Throughout history, mathematicians and physicists, like entrepreneurs, have craved for a theory of everything. They’ve been looking for a set of principles that can predict and explain all phenomena that we observe. In case of mathematics, this search led to mathematicians Bertrand Russel and Alferd Whitehead write a three volume (thick book) Principia Mathematica. Among other results in the book, they dedicated several hundred pages to derive 1+1=2 from even more basic “self-evident truths” (called axioms).
In the footsteps of Bertrand and Alferd, another famous mathematician David Hilbert in 1920s set out to derive all of mathematics from as few axioms as possible. The aim of Hilbert’s program was to formalize all of mathematics so that any given mathematical statement could be proven true or false using only initial axioms. A related expectation from this program was that if such axioms are found, then doing mathematics would be equivalent of mechanically combining these axioms. In other words, Hilbert wanted to transform mathematics from a creative enterprise to a mechanistic one.
Then Gödel dropped a bomb on this project in 1931.
His incompleteness theorems shook the foundation of mathematics. What Gödel essentially did was to formalize this silly little sentence (“This statement is false”) into mathematics and ask whether it was true.
Since we’re talking about mathematics here, it’s easy to get the details wrong so I’m going to quote someone else on this topic to explain incompleteness theorem.
if we have a list of axioms which we can enumerate with a computer, and these axioms are sufficient to develop the basic laws of arithmetics, then our list of axioms cannot be both consistent and complete.
In other words, if our axioms are consistent then in every model of the axioms there is a statement which is true but not provable.
The proof of incompleteness theorem is very interesting and I encourage you to go through it.

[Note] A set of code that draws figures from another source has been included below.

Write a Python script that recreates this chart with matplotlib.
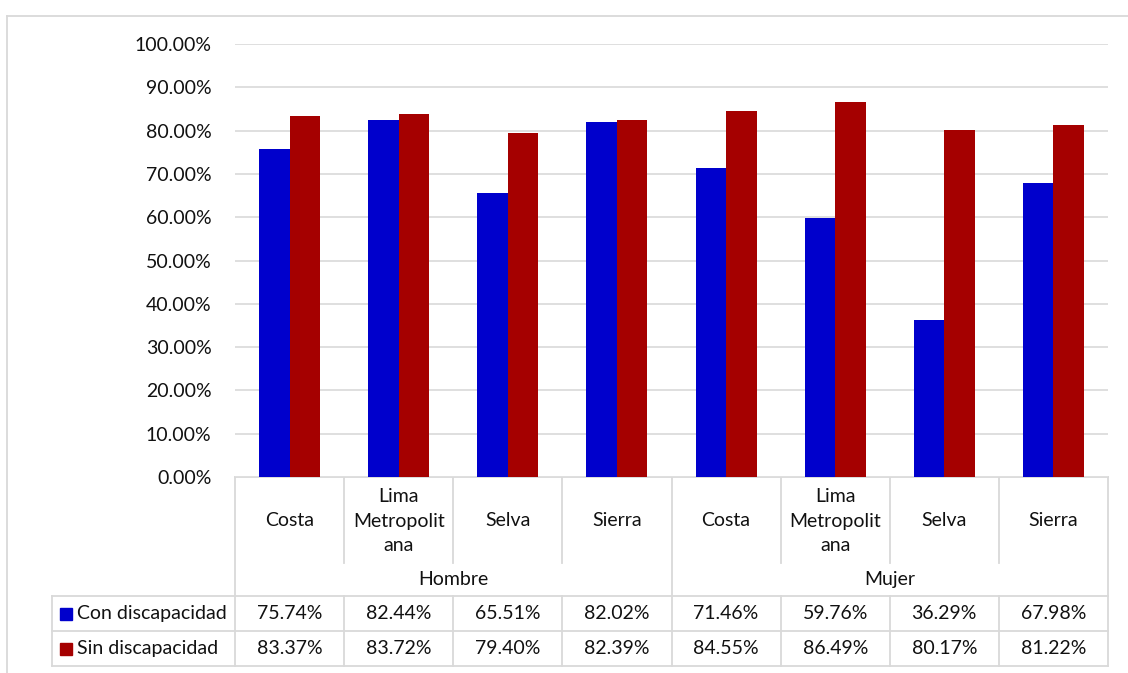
import matplotlib.pyplot as plt
from matplotlib.patches import Rectangle

# data
groups = ['Hombre', 'Mujer']
regions = ['Costa', 'Lima\nMetropolit\nana', 'Selva', 'Sierra']
series_names = ['Con discapacidad', 'Sin discapacidad']
con_disc = [75.74, 82.44, 65.51, 82.02, 71.46, 59.76, 36.29, 67.98]
sin_disc = [83.37, 83.72, 79.40, 82.39, 84.55, 86.49, 80.17, 81.22]
colors = ['#0000CC', '#A50000']

plt.rcParams['font.family'] = ['Lato', 'DejaVu Sans']
txt_color = '#111111'
grid_color = '#D9D9D9'
fs = 14

W, H = 1128, 673
fig = plt.figure(figsize=(W / 100, H / 100), dpi=100)

# plot area in pixels
px_left, px_right, px_top, px_zero = 235, 1108, 44, 477
ax = fig.add_axes([px_left / W, 1 - px_zero / H, (px_right - px_left) / W, (px_zero - px_top) / H])

n = len(con_disc)
bw = 0.28
xs = list(range(n))
ax.bar([x - bw / 2 for x in xs], con_disc, width=bw, color=colors[0], zorder=3)
ax.bar([x + bw / 2 for x in xs], sin_disc, width=bw, color=colors[1], zorder=3)

ax.set_xlim(-0.5, n - 0.5)
ax.set_ylim(0, 100)
ax.set_yticks(range(0, 101, 10))
ax.set_yticklabels([f'{v:.2f}%' for v in range(0, 101, 10)], fontsize=fs, color=txt_color)
ax.tick_params(axis='y', length=0, pad=17)
ax.set_xticks([])
ax.yaxis.grid(True, color=grid_color, lw=1.2, zorder=0)
for s in ax.spines.values():
    s.set_visible(False)

# overlay in pixel coords for the data table and frame
ov = fig.add_axes([0, 0, 1, 1], zorder=-1)
ov.set_xlim(0, W)
ov.set_ylim(H, 0)
ov.axis('off')

lc = dict(color=grid_color, lw=1.3)
# outer frame
ov.plot([7, W], [16, 16], **lc)
ov.plot([7, 7], [16, H], **lc)

colw = (px_right - px_left) / n
col_x = [px_left + i * colw for i in range(n + 1)]
y_hdr_bot = 563
y_grp_bot = 596
y_row1 = 631
y_row2 = 666
leg_left = 52

# horizontal lines
ov.plot([px_left, px_right], [px_zero, px_zero], **lc)
ov.plot([leg_left, px_right], [y_grp_bot, y_grp_bot], **lc)
ov.plot([leg_left, px_right], [y_row1, y_row1], **lc)
ov.plot([leg_left, px_right], [y_row2, y_row2], **lc)

# vertical lines
for i, x in enumerate(col_x):
    if i in (0, n // 2, n):
        ov.plot([x, x], [px_zero, y_row2], **lc)
    else:
        ov.plot([x, x], [px_zero, y_hdr_bot], **lc)
        ov.plot([x, x], [y_grp_bot, y_row2], **lc)
ov.plot([leg_left, leg_left], [y_grp_bot, y_row2], **lc)

# header text
for i in range(n):
    cx = (col_x[i] + col_x[i + 1]) / 2
    ov.text(cx, (px_zero + y_hdr_bot) / 2 + 1, regions[i % len(regions)], ha='center', va='center',
            fontsize=fs, color=txt_color, linespacing=1.55)
for g, name in enumerate(groups):
    cx = (col_x[g * 4] + col_x[g * 4 + 4]) / 2
    ov.text(cx, (y_hdr_bot + y_grp_bot) / 2, name, ha='center', va='center', fontsize=fs, color=txt_color)

# data rows
rows = [(con_disc, y_grp_bot, y_row1), (sin_disc, y_row1, y_row2)]
for k, (vals, y0, y1) in enumerate(rows):
    cy = (y0 + y1) / 2
    ov.add_patch(Rectangle((60, cy - 6), 12, 12, color=colors[k]))
    ov.text(77, cy, series_names[k], ha='left', va='center', fontsize=fs, color=txt_color)
    for i, v in enumerate(vals):
        cx = (col_x[i] + col_x[i + 1]) / 2
        ov.text(cx, cy, f'{v:.2f}%', ha='center', va='center', fontsize=fs, color=txt_color)

fig.savefig('out.png', dpi=100)
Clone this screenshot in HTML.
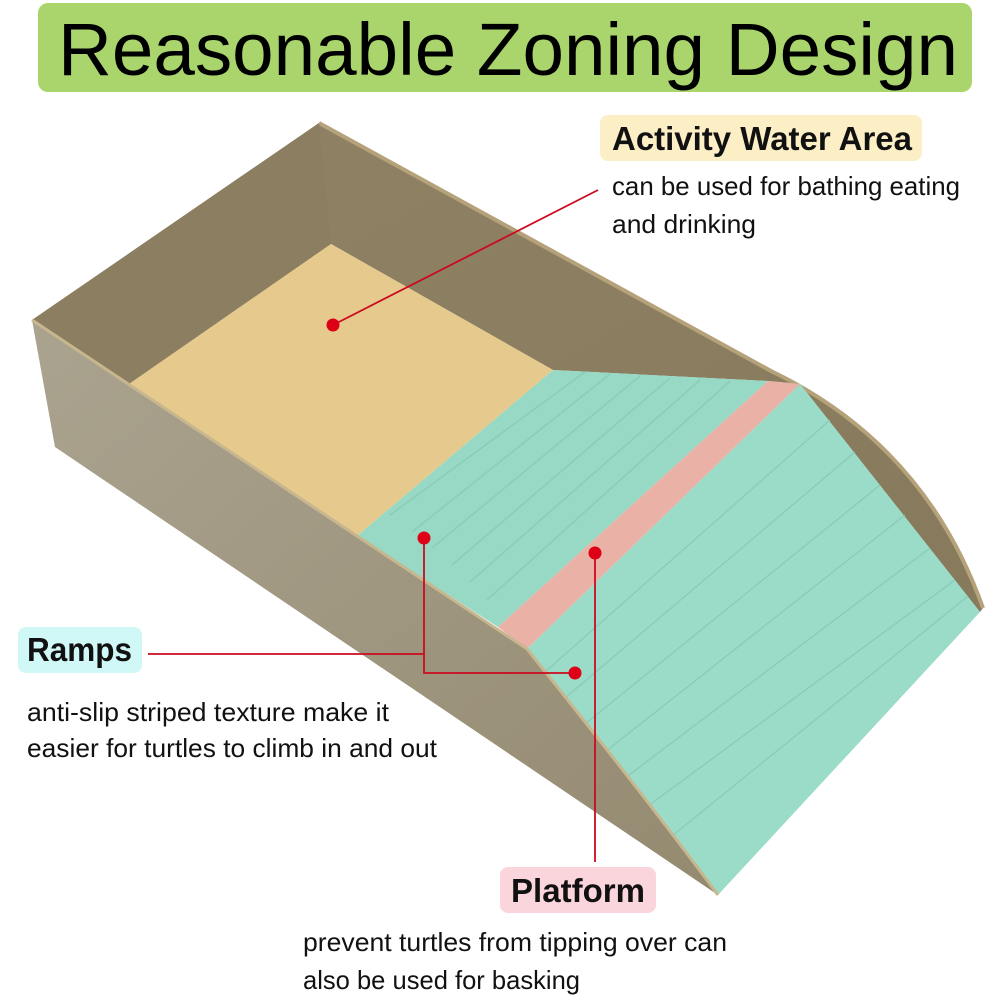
<!DOCTYPE html>
<html><head><meta charset="utf-8"><style>
html,body{margin:0;padding:0;background:#fff;width:1000px;height:1000px;overflow:hidden}
svg{display:block}
</style></head><body>
<svg width="1000" height="1000" viewBox="0 0 1000 1000" xmlns="http://www.w3.org/2000/svg">
<defs>
<linearGradient id="front" x1="0" y1="0" x2="1" y2="1">
<stop offset="0" stop-color="#aaa38f"/><stop offset="1" stop-color="#948a70"/>
</linearGradient>
<linearGradient id="back" x1="0" y1="0" x2="1" y2="1">
<stop offset="0" stop-color="#908264"/><stop offset="1" stop-color="#877a5c"/>
</linearGradient>
</defs>
<!-- title -->
<rect x="38" y="3" width="934" height="89" rx="10" fill="#aad46c"/>
<text x="58" y="75" font-family="Liberation Sans, sans-serif" font-size="74" textLength="900" lengthAdjust="spacingAndGlyphs" fill="#000">Reasonable Zoning Design</text>

<!-- back wall interior + right wall -->
<path d="M32,320 L319,123 L771,371 Q925,445 983,608 L980,612 L800,384 L768,381 L553,370 L331,244 L129,384 Z" fill="url(#back)"/>
<path d="M319,123 L771,371 Q925,445 983,608" fill="none" stroke="#b5a27a" stroke-width="4"/>
<path d="M32,320 L319,123 L331,244 L129,384 Z" fill="#8c7e60"/>
<!-- yellow floor -->
<path d="M129,384 L331,244 L553,370 L357,536 Z" fill="#e6c98c"/>
<!-- mint left ramp part -->
<path d="M357,536 L553,370 L768,381 L498,627 Z" fill="#97d9c4"/>
<!-- pink stripe -->
<path d="M768,381 L800,384 L527,649 L498,627 Z" fill="#eab1a6"/>
<!-- mint right ramp part -->
<path d="M800,384 L980,612 L718,895 Q640,790 527,649 Z" fill="#9bdcc9"/>
<!-- ramp stripes -->
<g stroke="#86c7b3" stroke-width="1.3" fill="none" opacity="0.8">
<path d="M390,515 L585,372"/><path d="M412,532 L610,374"/><path d="M432,548 L640,376"/><path d="M452,565 L670,378"/><path d="M470,582 L700,380"/><path d="M487,600 L730,381"/>
<path d="M545,672 L830,420"/><path d="M565,698 L855,452"/><path d="M585,724 L880,485"/><path d="M605,752 L905,515"/><path d="M625,778 L930,548"/><path d="M648,806 L955,580"/><path d="M672,836 L968,596"/>
</g>
<!-- front wall outer face -->
<path d="M32,320 L357,536 L527,649 Q640,790 718,895 L55,447 Z" fill="url(#front)"/>
<path d="M32,320 L357,536 L527,649 Q640,790 718,895" fill="none" stroke="#c8b68f" stroke-width="3"/>

<!-- callouts -->
<g stroke="#cc0a1e" stroke-width="1.8" fill="none">
<line x1="333" y1="325" x2="598" y2="190"/>
<polyline points="148,654 424,654"/>
<polyline points="424,538 424,673 575,673"/>
<line x1="595" y1="553" x2="595" y2="862"/>
</g>
<g fill="#dd0016">
<circle cx="333" cy="325" r="6.5"/>
<circle cx="424" cy="538" r="6.5"/>
<circle cx="575" cy="673" r="6.5"/>
<circle cx="595" cy="553" r="6.5"/>
</g>

<!-- labels -->
<g font-family="Liberation Sans, sans-serif" fill="#111">
<rect x="600" y="115" width="322" height="46" rx="8" fill="#fcefc6"/>
<text x="612" y="150" font-size="33" font-weight="bold" textLength="300" lengthAdjust="spacingAndGlyphs">Activity Water Area</text>
<text x="612" y="195" font-size="26" textLength="348" lengthAdjust="spacingAndGlyphs">can be used for bathing eating</text>
<text x="612" y="233" font-size="26" textLength="144" lengthAdjust="spacingAndGlyphs">and drinking</text>

<rect x="18" y="627" width="124" height="46" rx="8" fill="#d0f8f6"/>
<text x="27" y="661" font-size="33" font-weight="bold" textLength="105" lengthAdjust="spacingAndGlyphs">Ramps</text>
<text x="27" y="721" font-size="26" textLength="362" lengthAdjust="spacingAndGlyphs">anti-slip striped texture make it</text>
<text x="27" y="757" font-size="26" textLength="410" lengthAdjust="spacingAndGlyphs">easier for turtles to climb in and out</text>

<rect x="500" y="867" width="156" height="46" rx="8" fill="#fbd5dc"/>
<text x="511" y="902" font-size="33" font-weight="bold" textLength="134" lengthAdjust="spacingAndGlyphs">Platform</text>
<text x="303" y="951" font-size="26" textLength="424" lengthAdjust="spacingAndGlyphs">prevent turtles from tipping over can</text>
<text x="303" y="989" font-size="26" textLength="277" lengthAdjust="spacingAndGlyphs">also be used for basking</text>
</g>
</svg>
</body></html>
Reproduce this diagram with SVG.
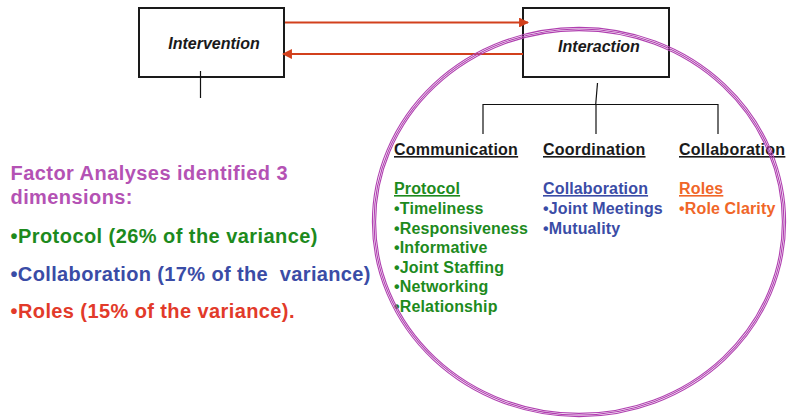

However, what I find more interesting is what it implies. Incompleteness means that all systems of basic principles are insufficient to enumerate all true statements that can come out of it. There will always exist mathematical facts that you cannot prove or disprove. You can observe them to be working but there’s no step-by-step explanation of why they work.
For a long time, most mathematicians suspected that Fermat’s last theorem is true but nobody could prove that. Similarly, currently, there are many unproven guesses (called conjectures) in mathematics that are suspected to be true but nobody knows how to go from what we know to deriving these unproven results. For example, mathematicians strongly suspect that P is not equal to NP but nobody has found a proof for it. What incompleteness theorem says is that we can’t even say whether we will ever find a proof for it.
What all of this has to do with entrepreneurship?
Gödel’s incompleteness theorem is precisely defined and it has been abused to even “prove” God. Mathematicians would rightly cringe at the application of something as specific as a mathematical theorem to the vague world of humans.
Knowing fully that I’m stretching the limits of logic here, I find it interesting that the process of doing mathematics and starting a business is quite similar. To succeed, entrepreneurs, like mathematicians, must spend a lot of time gawking at their respective playing fields and intuit a truth that’s invisible to others. The gut feeling that Steve Jobs had for iPhone was not very dissimilar to what Ramanujan had for mathematical results that he attributed as God’s thoughts.
There are two types of entrepreneurs and mathematicians in the world. The first type – let’s call them safe ones – take what’s already proven to work and either add something incremental on top of it or extend it to another area. These are mom and pop shops that generate small but consistent cash flow or tenured professors who publish low impact results but do that consistently.
The second type – let’s call them risky ones – venture out into dark and unknown, emerging either dead or victorious. They’re either spectacularly unsuccessful or they end up changing the world. These are entrepreneurs and mathematicians who try to go from zero to one by getting lucky with a completely novel insight. They have a completely new way of looking at the world that’s either completely correct or completely bogus – there’s no inbetween. Most of such attempts fail but a few produce breakthrough results. They usually have a convincing answer to Peter Thiel’s question: “What important truth do very few people agree with you on”.
Good mathematicians internalize Gödel’s incompleteness theorem, so they know that following the rules will not get them closer to breakthrough results. Similarly, entrepreneurs know that while generating revenue is predictable, making profit requires creativity.
I’m excited about this connection because it implies that there’s no formula for creating a successful startup. Yes, like existing mathematical principles, you can rely on existing business principles, but breakthrough results only come when someone breaks the mold. Successful startup, like a successful science experiment or mathematical result, is a knowledge generating event in the world.
If there was a formula for doing mathematics, the field of mathematics will disappear. Similarly, if there was a formula for creating successful startups, existing companies would already be applying it and the act of entrepreneurship will disappear.
Doing mathematics and starting companies is fun because it cannot be taught, only be trained for.